Biographical entry: Truganini (1812? - 1876)
Truganini (Trugernanner, Trukanini, Trucanini), Aboriginal woman, was the daughter of Mangana, leader of a band of the south-east tribe. In her youth she took part in her people's traditional culture, but Aboriginal life was disrupted by European invasion. When Truganini met GA Robinson in 1829, her mother had been killed by sailors, her uncle shot by a soldier, her sister abducted by sealers, and her fiancé murdered by timber-getters. At Robinson's Bruny Island mission she married Woorady, and they were associated with Robinson's travels around Tasmania from 1830 to 1835, acting as his guides and teaching him their language and customs, which he recorded. They went to the Flinders Island settlement in 1835, Robinson renaming Truganini 'Lallah Rook', but she retained her traditional ways, and was dismayed at the broken promises that made the settlement a death camp for Aboriginal people.

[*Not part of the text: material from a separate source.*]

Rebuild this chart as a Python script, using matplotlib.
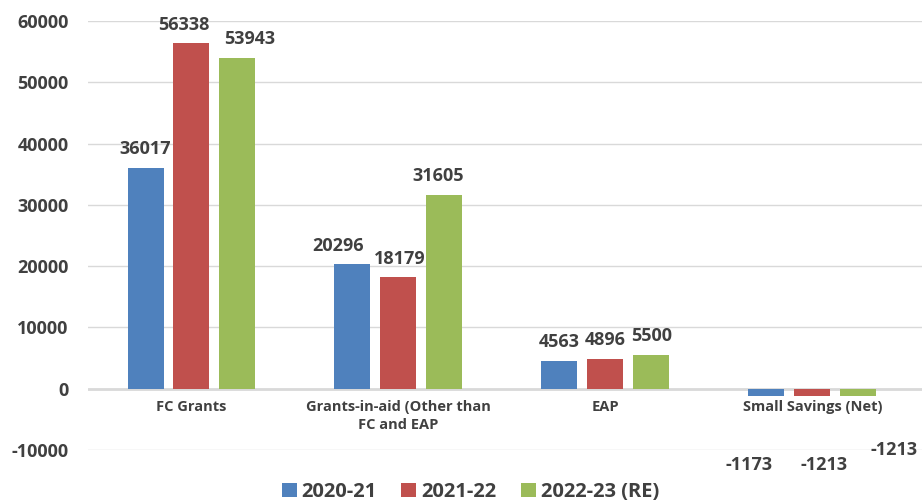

In 1839 Truganini, Woorady and fourteen others accompanied Robinson to Port Phillip, but after two of the men were hanged for murder, the rest were sent back to Flinders, Woorady dying on the way. With the other Aborigines, Truganini went to Oyster Cove in 1847. Here she resumed to some extent her earlier lifestyle, diving for shellfish, visiting Bruny Island and hunting in the bush. By 1869 she and William Lanne were the only two 'full-bloods' alive, and in 1874 she moved to Hobart, where she died. She was concerned, rightly, that after her death her body would be mutilated by 'scientists', and it was on display in the Tasmanian Museum until 1951.
In 1976, a century after Truganini died, the Tasmanian Aboriginal community requested that Truganini be cremated and scattered in the D'Entrecasteaux Channel near her homeland. The ceremony was a moving and significant occasion which encouraged Tasmanians to recognise the ongoing existence, rights and cultural responsibilities of Tasmanian Aboriginal people.